For the entire summer, my long runs on Saturday mornings have ruled my weekends. This morning I ran 10 miles again.
My poor legs can’t take much more. In the last five months I have run over 500 miles in preparation for a half-marathon. The race is next week. After that I might never run again.
As I sit typing, I take inventory and can report that, depending on my position, there is pain from my hips to my toes. The funny thing is that nothing hurts while I run. The pain kicks in when I stop. When I try to get out of a chair, or walk down a flight of stairs, the old legs scream at me in harmony.
At the two-mile mark this morning I came upon the early organization of a junior triathlon. Little kids in bathing suits, SUVs, bikes everywhere, parents in reflective vests, an ambulance and a bunch of cop cars. I checked with a monitor and he said there were still about thirty minutes before the race would start.

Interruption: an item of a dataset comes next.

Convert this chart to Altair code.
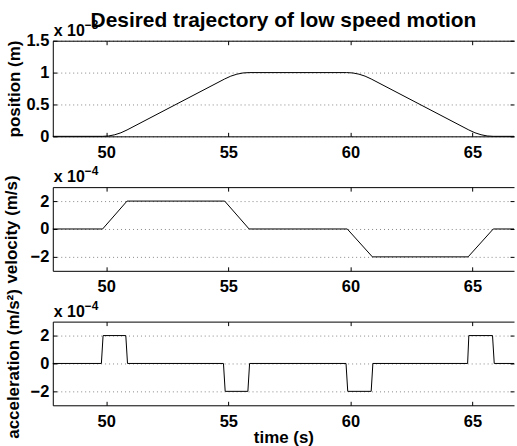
import altair as alt
import pandas as pd

FONT = "Liberation Sans"

# ---- data ----
x_domain = [47.81, 66.70]
x_ticks = [50, 55, 60, 65]

t_pos = [47.81, 49.85, 50.1, 50.35, 50.6, 50.85, 54.85, 55.1, 55.35, 55.6, 55.85,
         59.85, 60.1, 60.35, 60.6, 60.85, 64.85, 65.1, 65.35, 65.6, 65.85, 66.70]
pos = [0, 0, 0.006, 0.025, 0.056, 0.1, 0.9, 0.944, 0.975, 0.994, 1.0,
       1.0, 0.994, 0.975, 0.944, 0.9, 0.1, 0.056, 0.025, 0.006, 0, 0]

t_vel = [47.81, 49.85, 50.85, 54.85, 55.85, 59.87, 60.9, 64.82, 65.85, 66.70]
vel = [0, 0, 2, 2, 0, 0, -2, -2, 0, 0]

t_acc = [47.81, 49.8, 49.87, 50.8, 50.87, 54.8, 54.87, 55.8, 55.87, 59.82, 59.89,
         60.85, 60.92, 64.8, 64.85, 65.82, 65.89, 66.70]
acc = [0, 0, 2, 2, 0, 0, -2, -2, 0, 0, -2, -2, 0, 0, 2, 2, 0, 0]

pos_ticks = [0, 0.5, 1, 1.5]
va_ticks = [-2, 0, 2]

title_text = "Desired trajectory of low speed motion"
y_titles = ["position (m)", "velocity (m/s)", "acceleration (m/s²)"]
x_title = "time (s)"
mult_base = "x 10"
exponents = ["−3", "−4", "−4"]

TICK_FS = 16.5
TITLE_FS = 17


def panel(df, ycol, ydomain, yticks, yfmt, ytitle, height, exp,
          title_x, xtitle=None, title=None):
    width = 463

    def xs():
        return alt.Scale(domain=x_domain, nice=False, zero=False)

    def ys():
        return alt.Scale(domain=ydomain, nice=False, zero=False)

    base = alt.Chart(df)
    lab = dict(labelFont=FONT, labelFontSize=TICK_FS, labelFontWeight="bold",
               labelColor="black")
    x_axis_kw = dict(orient="bottom", values=x_ticks, ticks=False, tickSize=0,
                     domain=True, domainColor="black", domainWidth=1,
                     grid=False, labelPadding=8, format="d", **lab)
    if xtitle:
        x_axis_kw.update(title=xtitle, titleFont=FONT, titleFontSize=TITLE_FS,
                         titleFontWeight="bold", titleColor="black",
                         titlePadding=0)
    else:
        x_axis_kw.update(title=None)

    main = base.mark_line(color="black", strokeWidth=1).encode(
        x=alt.X("t:Q", scale=xs(), axis=alt.Axis(**x_axis_kw)),
        y=alt.Y(f"{ycol}:Q", scale=ys(), axis=alt.Axis(
            orient="left", values=yticks, format=yfmt, ticks=False, tickSize=0,
            domain=True, domainColor="black", domainWidth=1,
            grid=True, gridDash=[1, 3], gridColor="#888", gridWidth=1,
            labelPadding=4, title=ytitle, titleFont=FONT, titleFontSize=TITLE_FS,
            titleFontWeight="bold", titleColor="black", titleAngle=270,
            titleX=title_x, titleY=height / 2, titleAlign="center",
            titleBaseline="middle", **lab)),
    )
    tick_bl = base.mark_line(strokeOpacity=0).encode(
        x=alt.X("t:Q", scale=xs(), axis=alt.Axis(
            orient="bottom", values=x_ticks, labels=False, domain=False,
            grid=False, tickSize=4, offset=-4, tickColor="black", title=None)),
        y=alt.Y(f"{ycol}:Q", scale=ys(), axis=alt.Axis(
            orient="left", values=yticks, labels=False, domain=False,
            grid=False, tickSize=4, offset=-4, tickColor="black", title=None)),
    )
    top_r = base.mark_line(strokeOpacity=0).encode(
        x=alt.X("t:Q", scale=xs(), axis=alt.Axis(
            orient="top", values=x_ticks, labels=False, domain=True,
            domainColor="black", ticks=False, tickSize=0, grid=False,
            title=None)),
        y=alt.Y(f"{ycol}:Q", scale=ys(), axis=alt.Axis(
            orient="right", values=yticks, labels=False, domain=False,
            grid=False, tickSize=4, offset=-4, tickColor="black", title=None)),
    )
    tick_t = base.mark_line(strokeOpacity=0).encode(
        x=alt.X("t:Q", scale=xs(), axis=alt.Axis(
            orient="top", values=x_ticks, labels=False, domain=False,
            grid=False, tickSize=4, offset=-4, tickColor="black", title=None)),
        y=alt.Y(f"{ycol}:Q", scale=ys(), axis=None),
    )
    mult = alt.Chart(pd.DataFrame({"s": [mult_base]})).mark_text(
        font=FONT, fontSize=16, fontWeight="bold", align="left",
        baseline="alphabetic", color="black").encode(
        x=alt.value(1), y=alt.value(-5), text="s:N")
    expo = alt.Chart(pd.DataFrame({"s": [exp]})).mark_text(
        font=FONT, fontSize=12, fontWeight="bold", align="left",
        baseline="alphabetic", color="black").encode(
        x=alt.value(32), y=alt.value(-12), text="s:N")

    layer = alt.layer(main, tick_bl, top_r, tick_t, mult, expo).resolve_scale(
        x="independent", y="independent").resolve_axis(
        x="independent", y="independent")
    props = dict(width=width, height=height)
    if title:
        props["title"] = alt.TitleParams(
            text=title, font=FONT, fontSize=21, fontWeight="bold",
            color="black", anchor="middle", offset=-12)
    return layer.properties(**props)


p1 = panel(pd.DataFrame({"t": t_pos, "v": pos}), "v", [0, 1.5], pos_ticks,
           ".2~f", y_titles[0], 96, exponents[0], -38, title=title_text)
p2 = panel(pd.DataFrame({"t": t_vel, "v": vel}), "v", [-3, 3], va_ticks,
           "d", y_titles[1], 84, exponents[1], -41)
p3 = panel(pd.DataFrame({"t": t_acc, "v": acc}), "v", [-3, 3], va_ticks,
           "d", y_titles[2], 84, exponents[2], -39, xtitle=x_title)

chart = alt.vconcat(p1, p2, p3, spacing=51, bounds="flush").properties(
    padding={"left": 2, "top": 8, "right": 0, "bottom": 0},
    background="white",
).configure_view(stroke="transparent")

chart.save("out.html", embed_options={"renderer": "svg", "actions": False})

That only allowed me to run three of my four planned miles in that part of the neighborhood. That meant I had to find another mile to tack on somewhere. I ended up running a big hill on my alternate route, which let me see my favorite old dog walking his owners, but that damn hill on mile eight was brutal. Poor old legs.
These poor old legs did outrun the batteries in my MP3 player, though. Dead batteries are normally a pain in the tush, but for some reason when I run longer than my batteries, when I actually outlast the transfer of electrons in the stored chemicals in the little batteries, when I beat the reduction and oxidation cycle, it makes me smile. I’m an odd old lady but I still have some incredible stubborn stamina.
Two more five-mile runs this week and then I’ll drive seven hours, meet my little brother at the beach and we will jog 13.1 miles together again, me gasping for breath beside my little brother chatting away. We’ve done this twice in the past, when we were MUCH younger. This might be my last half-marathon if my ankles, knees, toenails, hips, and thighs get to vote.
This year, close to the end of the race, Jim and I will cross our 75th mile together and we will do a shout out to our dad who would’ve turned 75 on September 7. Love you, Daddy.